# The genetics and IVF Institute conducted a clinical trial of the XSORT method designed to...

## Question:

The genetics and {eq}IVF {/eq} Institute conducted a clinical trial of the {eq}XSORT {/eq} method designed to increase the probability of conceiving a girl. As of this exam {eq}574 {/eq} babies were born to parents using the {eq}XSORT {/eq} method and {eq}525 {/eq} of them were girls. Use the sample data to construct a {eq}95 \ \% {/eq} confidence interval estimate of the percentage of girls born to parents using the {eq}XSORT {/eq} method.

## Confidence Interval

The confidence interval is type of estimation which is of either one-sided and two-sided interval, for example the right sided confidence interval for population mean when population standard deviation is known is calculated by the given formula.

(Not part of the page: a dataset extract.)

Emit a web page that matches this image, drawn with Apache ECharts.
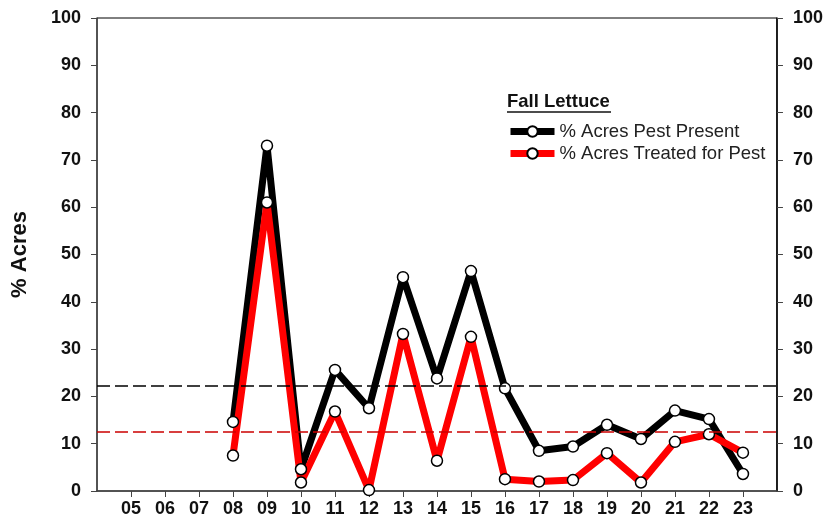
<!DOCTYPE html>
<html>
<head>
<meta charset="utf-8">
<script src="https://cdn.jsdelivr.net/npm/echarts@6/dist/echarts.min.js"></script>
<style>
  html, body { margin: 0; padding: 0; background: #fff; }
  #chart { width: 826px; height: 524px; }
</style>
</head>
<body>
<div id="chart"></div>
<script>
// Survey years (two-digit)
const years = ['05','06','07','08','09','10','11','12','13','14','15','16','17','18','19','20','21','22','23'];

// % of acres where the pest was present
const pestPresent = [null, null, null, 14.6, 73.0, 4.6, 25.6, 17.5, 45.2, 23.8, 46.5, 21.7, 8.5, 9.4, 14.0, 11.0, 17.0, 15.2, 3.6];

// % of acres treated for the pest
const treated = [null, null, null, 7.5, 61.0, 1.8, 16.8, 0.2, 33.2, 6.4, 32.6, 2.5, 2.0, 2.3, 8.0, 1.8, 10.4, 12.0, 8.1];

// Long-term reference levels (dashed lines)
const presentAvg = 22.3;
const treatedAvg = 12.5;

const yTicks = [0, 10, 20, 30, 40, 50, 60, 70, 80, 90, 100];

// Pad the category axis by one empty slot at each end
const cats = [''].concat(years, ['']);
const pad = arr => [null].concat(arr, [null]);

const FONT = '"Liberation Sans", Arial, sans-serif';
const labelStyle = { fontFamily: FONT, fontWeight: 'bold', fontSize: 18, color: '#111' };

const chart = echarts.init(document.getElementById('chart'), null, { renderer: 'canvas' });

function lineSeries(name, data, color, refValue, refColor) {
  return {
    name: name,
    type: 'line',
    data: pad(data),
    connectNulls: false,
    symbol: 'circle',
    symbolSize: 11,
    showAllSymbol: true,
    lineStyle: { color: color, width: 7, join: 'round', cap: 'round' },
    itemStyle: { color: '#fff', borderColor: '#000', borderWidth: 1.5 },
    emphasis: { disabled: true },
    markLine: {
      silent: true,
      symbol: 'none',
      label: { show: false },
      lineStyle: { color: refColor, type: [13, 5], width: 1.6 },
      data: [{ yAxis: refValue }]
    }
  };
}

chart.setOption({
  animation: false,
  backgroundColor: '#fff',
  grid: { left: 97, right: 49, top: 18, bottom: 33, show: true, borderColor: '#000', borderWidth: 1, backgroundColor: 'transparent' },
  xAxis: {
    type: 'category',
    data: cats,
    boundaryGap: false,
    axisLine: { lineStyle: { color: '#444', width: 1.5 } },
    axisTick: { show: true, length: 6, lineStyle: { color: '#444' }, interval: (i) => i > 0 && i < cats.length - 1 },
    axisLabel: Object.assign({ interval: 0, margin: 9 }, labelStyle),
    splitLine: { show: false }
  },
  yAxis: [
    {
      type: 'value', min: 0, max: 100, interval: 10,
      position: 'left',
      name: '% Acres',
      nameLocation: 'middle',
      nameGap: 66,
      nameTextStyle: { fontFamily: FONT, fontWeight: 'bold', fontSize: 22, color: '#111' },
      axisLine: { show: true, lineStyle: { color: '#444', width: 1.5 } },
      axisTick: { show: true, length: 6, lineStyle: { color: '#444' } },
      axisLabel: Object.assign({ margin: 16, formatter: v => yTicks.includes(v) ? String(v) : '' }, labelStyle),
      splitLine: { show: false }
    },
    {
      type: 'value', min: 0, max: 100, interval: 10,
      position: 'right',
      axisLine: { show: true, lineStyle: { color: '#000', width: 1.5 } },
      axisTick: { show: true, length: 6, lineStyle: { color: '#444' } },
      axisLabel: Object.assign({ margin: 16 }, labelStyle),
      splitLine: { show: false }
    }
  ],
  legend: {
    orient: 'vertical',
    left: 507,
    top: 122,
    padding: 0,
    itemWidth: 44,
    itemHeight: 13,
    itemGap: 3,
    textStyle: { fontFamily: FONT, fontSize: 18.5, color: '#222' },
    data: [
      { name: '% Acres Pest Present', lineStyle: { width: 7, cap: 'butt' } },
      { name: '% Acres Treated for Pest', lineStyle: { width: 7, cap: 'butt' } }
    ]
  },
  graphic: [
    {
      type: 'text',
      left: 507, top: 92,
      style: { text: 'Fall Lettuce', font: 'bold 18.5px ' + FONT, fill: '#111' }
    },
    {
      type: 'line',
      shape: { x1: 507, y1: 112, x2: 611, y2: 112 },
      style: { stroke: '#111', lineWidth: 1.5 }
    }
  ],
  series: [
    lineSeries('% Acres Pest Present', pestPresent, '#000', presentAvg, '#000'),
    lineSeries('% Acres Treated for Pest', treated, '#ff0000', treatedAvg, '#cc0000')
  ]
});
</script>
</body>
</html>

{eq}P\left( { - \infty < \mu < \bar X + {t_{\alpha /2}}\dfrac{s}{{\sqrt n }}} \right) = 1 - \alpha {/eq}

Here, alpha is level of siginificance and s is sample standard deviaiton.

Given information

Total babies: 574

Number of girls: 525

The value of sample proportion for the number of girls in total babies.

{eq}\begin{align*} \hat P &= \dfrac{X}{n}\\ &= \dfrac{{525}}{{574}}\\ &= 0.915 \end{align*} {/eq}

The 95% confidence interval estimate of the percentage of girls born to parents using the XSORT method is calculated as follows.

{eq}\begin{align*} P\left( {\hat P - {Z_{\alpha /2}}\sqrt {\dfrac{{\hat P\left( {1 - \hat P} \right)}}{n}} < p < \hat P + {Z_{\alpha /2}}\sqrt {\dfrac{{\hat P\left( {1 - \hat P} \right)}}{n}} } \right) &= 0.95\\ P\left( {0.915 - 1.96\sqrt {\dfrac{{0.915\left( {1 - 0.915} \right)}}{{574}}} < p < 0.915 + 1.96\sqrt {\dfrac{{0.915\left( {1 - 0.915} \right)}}{{574}}} } \right) &= 0.95\\ P\left( {0.8918 < p < 0.9375} \right) &= 0.95 \end{align*}{/eq}

Therefore, the 99% confidence interval for the true proportion is (0.8918, 0.9375).